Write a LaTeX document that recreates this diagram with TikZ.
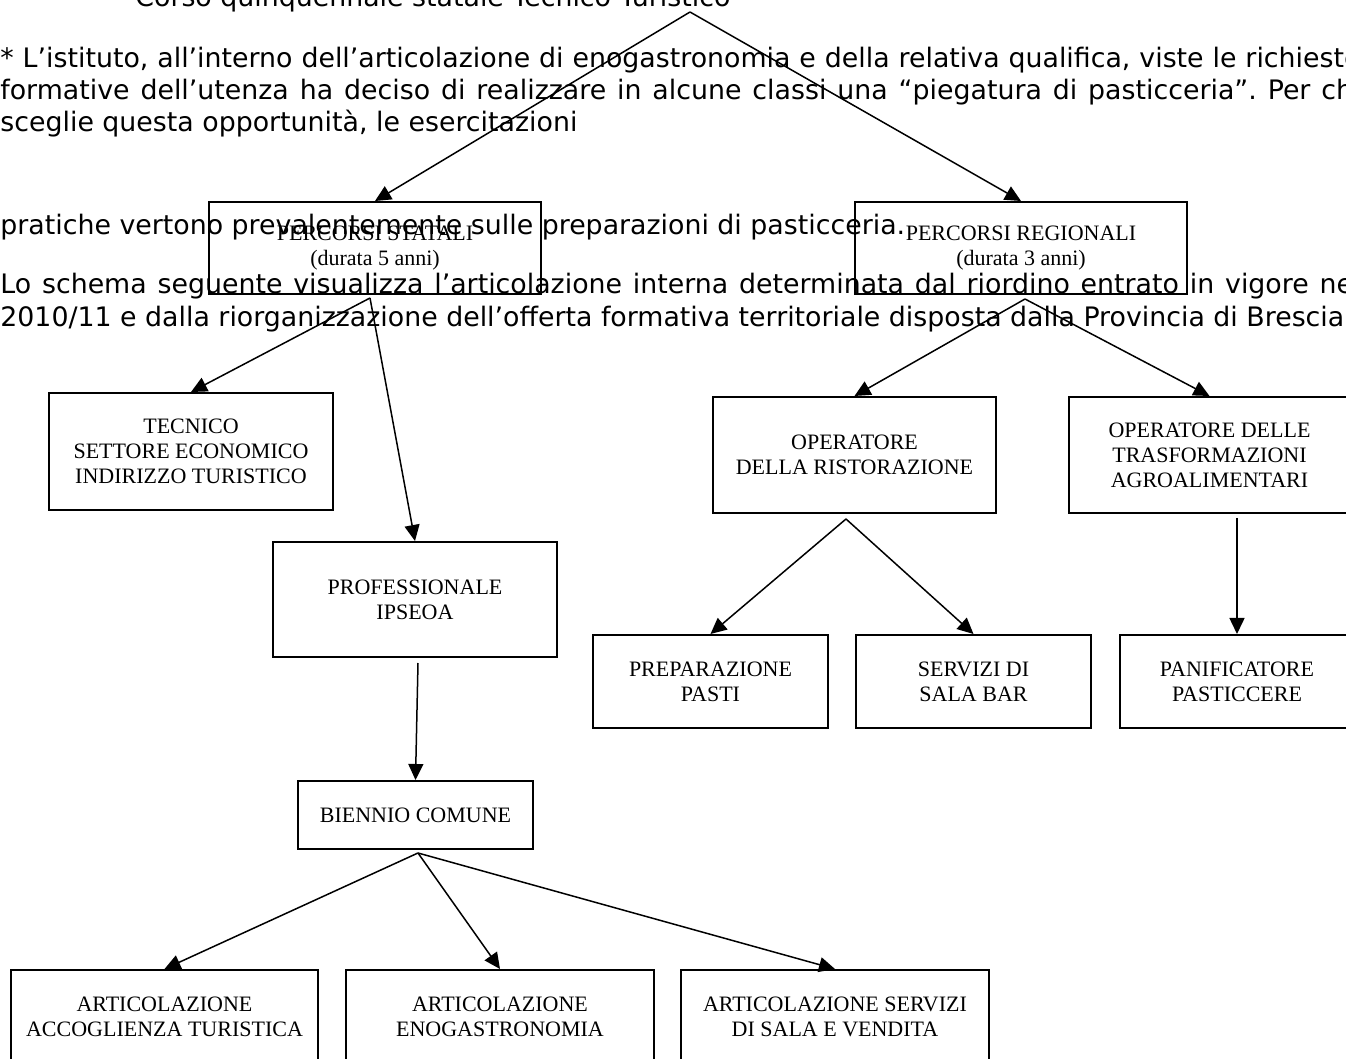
\documentclass[tikz,border=0pt]{standalone}
\usepackage{fontspec}
\setmainfont{Liberation Serif}
\newfontfamily\verdanalike{DejaVu Sans}
\usetikzlibrary{arrows.meta}

\newcommand\boxfont{\fontsize{11pt}{12.5pt}\selectfont}
\newcommand\bodyfont{\verdanalike\fontsize{13.4pt}{16pt}\selectfont\frenchspacing}

\begin{document}
\begin{tikzpicture}
  [x=0.5pt,y=-0.5pt,
   box/.style={draw, line width=1pt, align=center, inner sep=0pt, font=\boxfont},
   row/.style={anchor=base west, inner sep=0pt, font=\bodyfont},
   link/.style={line width=0.75pt, -{Triangle[length=8pt,width=7.5pt]}}]
  \useasboundingbox (0,0) rectangle (1346,1059);

  % running text behind the scheme
  \node[row] (head) at (135,7) {Corso quinquennale statale Tecnico Turistico};
  \node[row] (l1) at (0,68)  {\makebox[680pt][s]{* L’istituto, all’interno dell’articolazione di enogastronomia e della relativa qualifica, viste le richieste}};
  \node[row] (l2) at (0,100) {\makebox[680pt][s]{formative dell’utenza ha deciso di realizzare in alcune classi una “piegatura di pasticceria”. Per chi}};
  \node[row] (l3) at (0,132) {sceglie questa opportunità, le esercitazioni};
  \node[row] (l4) at (0,235) {pratiche vertono prevalentemente sulle preparazioni di pasticceria.};
  \node[row] (l5) at (0,294) {\makebox[680pt][s]{Lo schema seguente visualizza l’articolazione interna determinata dal riordino entrato in vigore nel}};
  \node[row] (l6) at (0,327) {2010/11 e dalla riorganizzazione dell’offerta formativa territoriale disposta dalla Provincia di Brescia.};

  % boxes
  \node[box, minimum width=166pt, minimum height=46pt] (stat) at (375,248) {PERCORSI STATALI\\(durata 5 anni)};
  \node[box, minimum width=166pt, minimum height=46pt] (reg) at (1021,248) {PERCORSI REGIONALI\\(durata 3 anni)};
  \node[box, minimum width=142pt, minimum height=58.5pt] (tec) at (191,451.5) {TECNICO\\SETTORE ECONOMICO\\INDIRIZZO TURISTICO};
  \node[box, minimum width=142pt, minimum height=57.5pt] (prof) at (415,599.5) {PROFESSIONALE\\IPSEOA};
  \node[box, minimum width=117.5pt, minimum height=34pt] (bien) at (415.5,815) {BIENNIO COMUNE};
  \node[box, minimum width=141.5pt, minimum height=58pt] (oprist) at (854.5,455) {OPERATORE\\DELLA RISTORAZIONE};
  \node[box, minimum width=140.5pt, minimum height=58pt] (optrasf) at (1209.5,455) {OPERATORE DELLE\\TRASFORMAZIONI\\AGROALIMENTARI};
  \node[box, minimum width=117.5pt, minimum height=46.5pt] (prep) at (710.5,681.5) {PREPARAZIONE\\PASTI};
  \node[box, minimum width=117.5pt, minimum height=46.5pt] (sala) at (973.5,681.5) {SERVIZI DI\\SALA BAR};
  \node[box, minimum width=117pt, minimum height=46.5pt] (panif) at (1237,681.5) {PANIFICATORE\\PASTICCERE};
  \node[box, minimum width=153.5pt, minimum height=46.5pt] (acc) at (164.5,1016.5) {ARTICOLAZIONE\\ACCOGLIENZA TURISTICA};
  \node[box, minimum width=154pt, minimum height=46.5pt] (eno) at (500,1016.5) {ARTICOLAZIONE\\ENOGASTRONOMIA};
  \node[box, minimum width=154pt, minimum height=46.5pt] (vend) at (835,1016.5) {ARTICOLAZIONE SERVIZI\\DI SALA E VENDITA};

  % starting points of the arrows
  \coordinate (top) at (690,12);
  \coordinate (stat-o) at (370,298);
  \coordinate (reg-o) at (1025,299);
  \coordinate (prof-o) at (418,663);
  \coordinate (oprist-o) at (846,519);
  \coordinate (optrasf-o) at (1237,518);
  \coordinate (bien-o) at (418,853);

  \foreach \from/\to in {top/stat,top/reg,stat-o/tec,stat-o/prof,prof-o/bien,reg-o/oprist,reg-o/optrasf,oprist-o/prep,oprist-o/sala,optrasf-o/panif,bien-o/acc,bien-o/eno,bien-o/vend}
    \draw[link] (\from) -- (\to.north);
\end{tikzpicture}
\end{document}
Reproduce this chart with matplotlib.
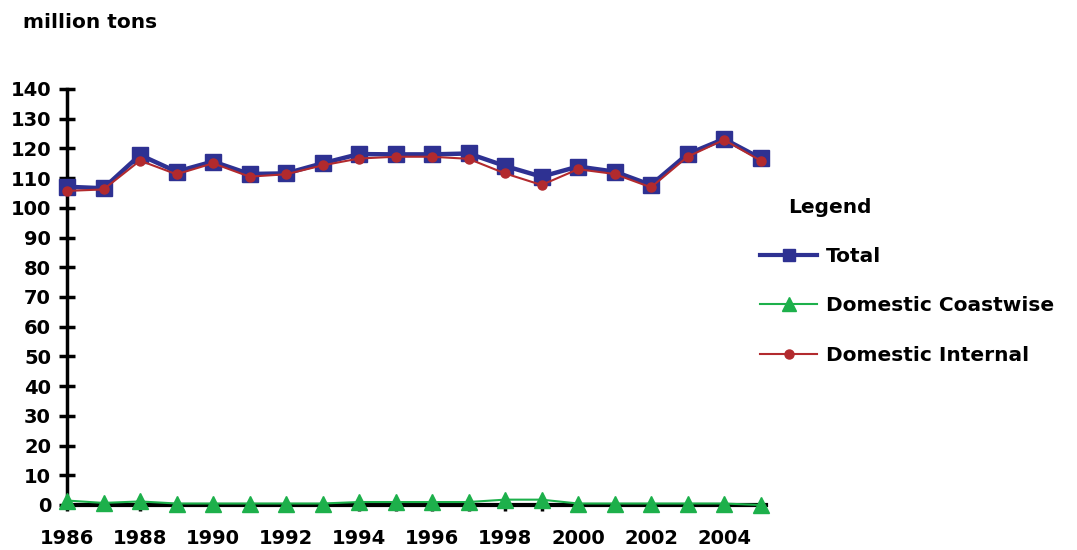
import matplotlib
matplotlib.use("Agg")
import matplotlib.pyplot as plt
from matplotlib.lines import Line2D

plt.rcParams['font.family'] = ['DejaVu Sans']
plt.rcParams['font.weight'] = 'bold'

years = list(range(1986, 2006))
total = [107.1, 106.6, 117.8, 112.2, 115.6, 111.4, 111.6, 115.0, 118.1, 118.0,
         118.0, 118.3, 114.1, 110.5, 113.9, 112.2, 107.7, 118.1, 123.2, 116.7]
coastwise = [1.5, 0.7, 1.2, 0.5, 0.5, 0.5, 0.5, 0.5, 1.0, 1.0,
             1.0, 1.0, 1.8, 1.8, 0.5, 0.5, 0.5, 0.5, 0.5, 0.0]
internal = [105.7, 106.2, 115.9, 111.3, 115.0, 110.5, 111.3, 114.3, 116.6, 117.2,
            117.2, 116.5, 111.6, 107.7, 113.0, 111.4, 106.9, 117.2, 122.9, 115.9]
year_ticks = list(range(1986, 2006, 2))
value_ticks = list(range(0, 141, 10))

NAVY, GREEN, RED = '#2E3192', '#1DB04B', '#B22A2E'

fig = plt.figure(figsize=(10.77, 5.5), dpi=100)
ax = fig.add_axes([67 / 1077, 1 - 505 / 550, (766 - 67) / 1077, (505 - 89) / 550])

ax.plot(years, total, color=NAVY, lw=3.2, marker='s', ms=11, zorder=3)
ax.plot(years, coastwise, color=GREEN, lw=1.5, marker='^', ms=11, zorder=4)
ax.plot(years, internal, color=RED, lw=1.5, marker='o', ms=6.5, zorder=5)

ax.set_xlim(1986, 2005.15)
ax.set_ylim(0, 140)
ax.set_yticks(value_ticks)
ax.set_xticks(years)
ax.set_xticklabels([str(y) if y in year_ticks else '' for y in years])

for side in ('top', 'right'):
    ax.spines[side].set_visible(False)
ax.spines['left'].set_linewidth(2.5)
ax.spines['bottom'].set_linewidth(3)
ax.spines['bottom'].set_zorder(2)
ax.tick_params(axis='y', direction='inout', length=11, width=2.5, pad=6,
               labelsize=14)
ax.tick_params(axis='x', direction='out', length=4, width=2.5, pad=13,
               labelsize=14)
for lbl in ax.get_xticklabels() + ax.get_yticklabels():
    lbl.set_fontweight('bold')
ax.patch.set_visible(False)
for ln in ax.lines:
    ln.set_clip_on(False)

fig.text(23 / 1077, 1 - 22 / 550, 'million tons', fontsize=14.5,
         fontweight='bold', va='center', ha='left')

handles = [
    Line2D([], [], color=NAVY, lw=3, marker='s', ms=9),
    Line2D([], [], color=GREEN, lw=1.5, marker='^', ms=10),
    Line2D([], [], color=RED, lw=1.5, marker='o', ms=6.5),
]
labels = ['Total', 'Domestic Coastwise', 'Domestic Internal']
leg = fig.legend(handles, labels, loc='upper left',
                 bbox_to_anchor=(752 / 1077, 1 - 190 / 550),
                 frameon=False, title='Legend', fontsize=14.5,
                 title_fontproperties={'weight': 'bold', 'size': 14.5},
                 labelspacing=1.5, handlelength=2.85, handletextpad=0.4,
                 borderaxespad=0)
leg._legend_box.align = 'left'
leg.get_title().set_position((28, 0))
for t in leg.get_texts():
    t.set_fontweight('bold')

fig.savefig('out.png', dpi=100)
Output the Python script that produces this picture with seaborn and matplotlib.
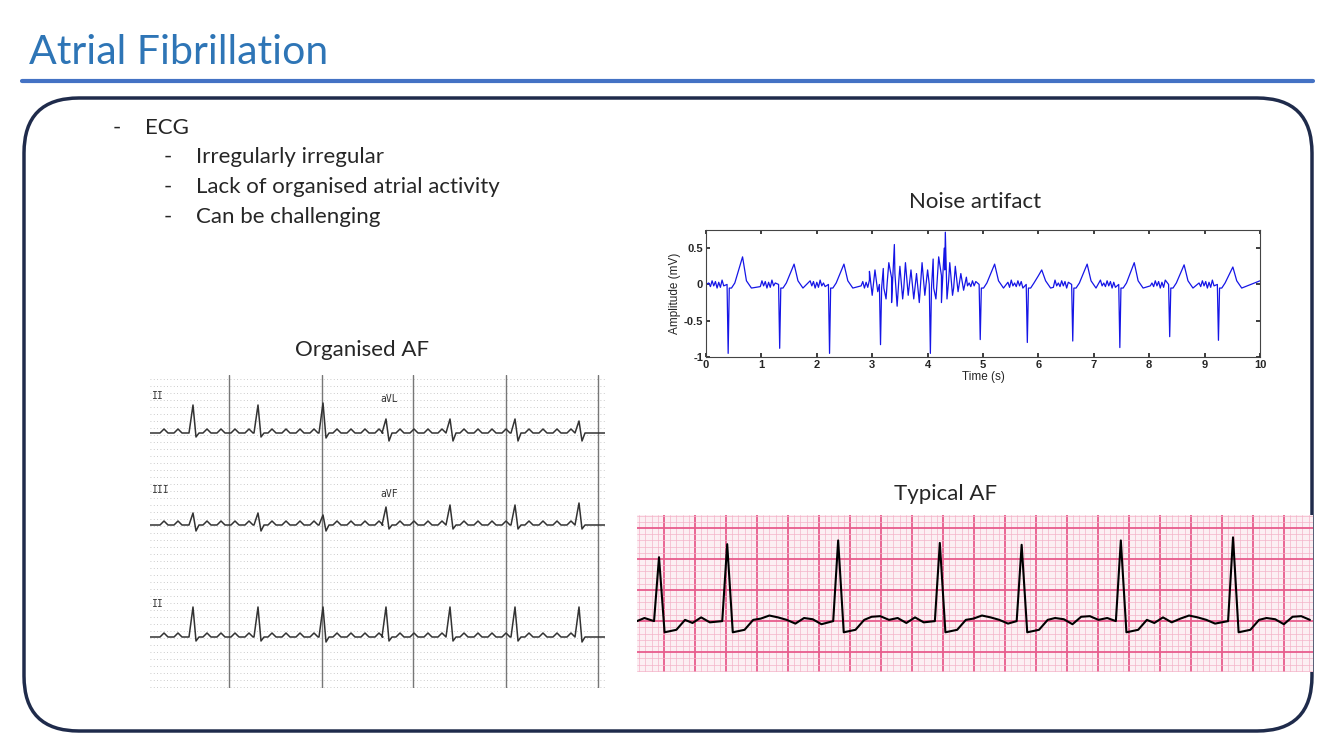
import matplotlib.pyplot as plt
from matplotlib.patches import FancyBboxPatch
import numpy as np
import pandas as pd
import seaborn as sns

sns.set_theme(style="white")
plt.rcParams['font.family'] = ['Lato', 'DejaVu Sans']

W, H = 1334, 750

# ---- data ----
bullets = ["ECG"]
sub_bullets = ["Irregularly irregular", "Lack of organised atrial activity", "Can be challenging"]

# noise artifact panel (time in s, amplitude in mV)
noise_beats = [0.40, 1.33, 2.23, 3.15, 4.05, 4.95, 5.80, 6.62, 7.47, 8.37, 9.25]
noise_depth = [-0.95, -0.88, -0.95, -0.83, -0.95, -0.76, -0.80, -0.78, -0.87, -0.72, -0.77]
noise_twave = [0.38, 0.28, 0.28, 0.15, 0.20, 0.28, 0.20, 0.28, 0.30, 0.27, 0.24]
noise_burst_t = [2.95, 3.0, 3.05, 3.1, 3.2, 3.25, 3.3, 3.35, 3.4, 3.45, 3.5, 3.55, 3.6, 3.65, 3.7,
                 3.75, 3.8, 3.85, 3.9, 3.95, 4.0, 4.1, 4.15, 4.2, 4.25, 4.3, 4.32, 4.35, 4.4, 4.45,
                 4.5, 4.55, 4.6, 4.65, 4.7]
noise_burst_v = [0.18, -0.15, 0.2, -0.1, 0.22, -0.2, 0.3, -0.25, 0.55, -0.3, 0.25, -0.2, 0.3, -0.15, 0.2,
                 -0.2, 0.15, -0.25, 0.3, -0.15, 0.2, 0.35, -0.2, 0.38, -0.25, 0.5, 0.72, -0.2, 0.3, -0.15,
                 0.25, -0.1, 0.15, -0.08, 0.1]
noise_wiggle = [0.02, -0.03, 0.05, -0.02, 0.04, -0.05, 0.03, -0.04, 0.06, -0.02]

# organised AF panel (pixel-like units within the strip)
oaf_rows = ["II", "III", "II"]
oaf_base = [58, 150, 262]
oaf_peaks = [43, 108, 173, 236, 300, 365, 429]
oaf_amp = [[28, 28, 30, 14, 14, 14, 12],
           [12, 12, 10, 18, 20, 20, 22],
           [30, 30, 30, 30, 30, 30, 30]]
oaf_dip = [[-4, -4, -5, -8, -8, -8, -8],
           [-6, -6, -6, -4, -4, -4, -4],
           [-4, -4, -5, -4, -4, -4, -5]]
oaf_labels = [("II", 2, 24), ("aVL", 230, 27), ("III", 2, 118), ("aVF", 230, 122), ("II", 2, 232)]
oaf_gridx = [79, 172, 263, 356, 448]

# typical AF panel (mm on ECG paper)
taf_peaks = [-0.8, 10.2, 28.1, 44.5, 57.7, 73.7, 91.8]
taf_height = [10.3, 12.4, 13.0, 12.6, 12.3, 13.0, 13.5]
taf_fwave = [0.5, -0.3, 0.6, -0.2, 0.4, 0.9, 0.6, 0.2, -0.4, 0.5, 0.3, -0.5, 0.7, 0.8, 0.2]


def ax_at(x0, y0, x1, y1):
    return fig.add_axes([x0 / W, 1 - y1 / H, (x1 - x0) / W, (y1 - y0) / H])


def draw_trace(ax, xs, ys, color, lw):
    df = pd.DataFrame({"x": xs, "y": ys})
    sns.lineplot(data=df, x="x", y="y", ax=ax, color=color, lw=lw,
                 sort=False, estimator=None)
    ax.set_xlabel("")
    ax.set_ylabel("")


fig = plt.figure(figsize=(W / 100, H / 100), dpi=100)

# ---- slide frame ----
bg = fig.add_axes([0, 0, 1, 1])
bg.set_xlim(0, W)
bg.set_ylim(H, 0)
bg.axis("off")
bg.text(29, 53, "Atrial Fibrillation", fontsize=29.5, color="#2E75B6", va="center")
bg.plot([22, 1313], [81, 81], color="#4472C4", lw=3)
bg.add_patch(FancyBboxPatch((24, 98), 1288, 633, boxstyle="round,pad=0,rounding_size=55",
                            fc="none", ec="#1F2B4B", lw=2.5))
fs = 16
for i, b in enumerate(bullets):
    bg.text(113, 128, "-", fontsize=fs, va="center")
    bg.text(145, 128, b, fontsize=fs, va="center")
for i, s in enumerate(sub_bullets):
    y = 157 + 30 * i
    bg.text(164, y, "-", fontsize=fs, va="center")
    bg.text(196, y, s, fontsize=fs, va="center")
bg.text(975, 202, "Noise artifact", fontsize=fs, ha="center", va="center")
bg.text(362, 350, "Organised AF", fontsize=fs, ha="center", va="center")
bg.text(945, 494, "Typical AF", fontsize=fs, ha="center", va="center")

# ---- noise artifact ----
ax = ax_at(706, 230, 1260, 357)
xs, ys = [0.0], [0.0]
for k, (t, d, tw) in enumerate(zip(noise_beats, noise_depth, noise_twave)):
    pre = [t - 0.35 + 0.03 * j for j in range(10)]
    for j, p in enumerate(pre):
        if not (2.95 <= p <= 4.7):
            xs.append(p)
            ys.append(noise_wiggle[(j + k) % len(noise_wiggle)])
    xs += [t - 0.02, t, t + 0.02, t + 0.06, t + 0.12, t + 0.2, t + 0.26, t + 0.33, t + 0.42]
    ys += [0.0, d, -0.05, -0.05, 0.02, 0.6 * tw, tw, 0.05, -0.05]
for bt, bv in zip(noise_burst_t, noise_burst_v):
    xs.append(bt)
    ys.append(bv)
order = np.argsort(xs, kind="stable")
xs = list(np.array(xs)[order]) + [10.0]
ys = list(np.array(ys)[order]) + [0.05]
draw_trace(ax, xs, ys, "#1515E6", 0.9)
ax.set_xlim(0, 10)
ax.set_ylim(-1, 0.75)
ax.set_xticks(range(11))
ax.set_yticks([-1, -0.5, 0, 0.5])
ax.set_yticklabels(["-1", "-0.5", "0", "0.5"])
ax.tick_params(labelsize=8, length=3, direction="in", pad=2, left=True, bottom=True, top=True, right=True)
for lab in ax.get_xticklabels() + ax.get_yticklabels():
    lab.set_family(["Liberation Sans", "DejaVu Sans"])
    lab.set_fontweight("bold")
for s in ax.spines.values():
    s.set_color("#444444")
    s.set_linewidth(0.8)
ax.set_xlabel("Time (s)", fontsize=8.5, labelpad=1, family=["Liberation Sans"])
ax.set_ylabel("Amplitude (mV)", fontsize=8.5, labelpad=2, family=["Liberation Sans"])

# ---- organised AF ----
ax = ax_at(150, 375, 605, 688)
ax.set_xlim(0, 455)
ax.set_ylim(313, 0)
ax.axis("off")
for gy in range(4, 313, 7):
    ax.axhline(gy, color="#BBBBBB", lw=0.6, ls=(0, (1, 3)))
for gx in oaf_gridx:
    ax.axvline(gx, color="#777777", lw=1)
for r, base in enumerate(oaf_base):
    xs, ys = [0], [base]
    prev = 0
    for p, a, d in zip(oaf_peaks, oaf_amp[r], oaf_dip[r]):
        for f in range(prev + 10, p - 8, 14):
            xs += [f, f + 4, f + 8]
            ys += [base, base - 4, base]
        xs += [p - 4, p, p + 3, p + 6]
        ys += [base, base - a, base - d, base]
        prev = p
    xs.append(455)
    ys.append(base)
    draw_trace(ax, xs, ys, "#333333", 1.1)
for lab, lx, ly in oaf_labels:
    ax.text(lx, ly, lab, fontsize=7, family="DejaVu Sans Mono", color="#333333")

# ---- typical AF ----
ax = ax_at(637, 515, 1313, 672)
ax.set_xlim(-4.35, 104.7)
ax.set_ylim(-8.2, 17.1)
ax.set_facecolor("#FCEFF3")
for gx in np.arange(-4, 105, 1.0):
    major = abs(gx % 5) < 1e-6
    ax.axvline(gx, color="#E75C8C" if major else "#F4B3C8", lw=1.3 if major else 0.5, zorder=0)
for gy in np.arange(-8, 18, 1.0):
    major = abs(gy % 5) < 1e-6
    ax.axhline(gy, color="#E75C8C" if major else "#F4B3C8", lw=1.3 if major else 0.5, zorder=0)
xs, ys = [-4.35], [0]
prev = -4.35
k = 0
for p, h in zip(taf_peaks, taf_height):
    f = prev + 1.2
    while f < p - 1.5:
        xs.append(f)
        ys.append(taf_fwave[k % len(taf_fwave)])
        k += 1
        f += 1.4
    xs += [p - 0.8, p, p + 0.9, p + 2.8, p + 4.2]
    ys += [0, h, -1.8, -1.4, 0.2]
    prev = p + 4.2
f = prev + 1.2
while f < 104.7:
    xs.append(f)
    ys.append(taf_fwave[k % len(taf_fwave)])
    k += 1
    f += 1.4
draw_trace(ax, xs, ys, "black", 1.5)
ax.set_xticks([])
ax.set_yticks([])
for s in ax.spines.values():
    s.set_visible(False)

fig.savefig("out.png", dpi=100)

....

Problem to solve → Restate, line by line and word for word, everything from the top of the material through the line that contains "(l6) at (0,327)". Leave pictures out.

Exercise response →
Write a LaTeX document that recreates this diagram with TikZ.
\documentclass[tikz,border=0pt]{standalone}
\usepackage{fontspec}
\setmainfont{Liberation Serif}
\newfontfamily\verdanalike{DejaVu Sans}
\usetikzlibrary{arrows.meta}

\newcommand\boxfont{\fontsize{11pt}{12.5pt}\selectfont}
\newcommand\bodyfont{\verdanalike\fontsize{13.4pt}{16pt}\selectfont\frenchspacing}

\begin{document}
\begin{tikzpicture}
  [x=0.5pt,y=-0.5pt,
   box/.style={draw, line width=1pt, align=center, inner sep=0pt, font=\boxfont},
   row/.style={anchor=base west, inner sep=0pt, font=\bodyfont},
   link/.style={line width=0.75pt, -{Triangle[length=8pt,width=7.5pt]}}]
  \useasboundingbox (0,0) rectangle (1346,1059);

  % running text behind the scheme
  \node[row] (head) at (135,7) {Corso quinquennale statale Tecnico Turistico};
  \node[row] (l1) at (0,68)  {\makebox[680pt][s]{* L’istituto, all’interno dell’articolazione di enogastronomia e della relativa qualifica, viste le richieste}};
  \node[row] (l2) at (0,100) {\makebox[680pt][s]{formative dell’utenza ha deciso di realizzare in alcune classi una “piegatura di pasticceria”. Per chi}};
  \node[row] (l3) at (0,132) {sceglie questa opportunità, le esercitazioni};
  \node[row] (l4) at (0,235) {pratiche vertono prevalentemente sulle preparazioni di pasticceria.};
  \node[row] (l5) at (0,294) {\makebox[680pt][s]{Lo schema seguente visualizza l’articolazione interna determinata dal riordino entrato in vigore nel}};
  \node[row] (l6) at (0,327) {2010/11 e dalla riorganizzazione dell’offerta formativa territoriale disposta dalla Provincia di Brescia.};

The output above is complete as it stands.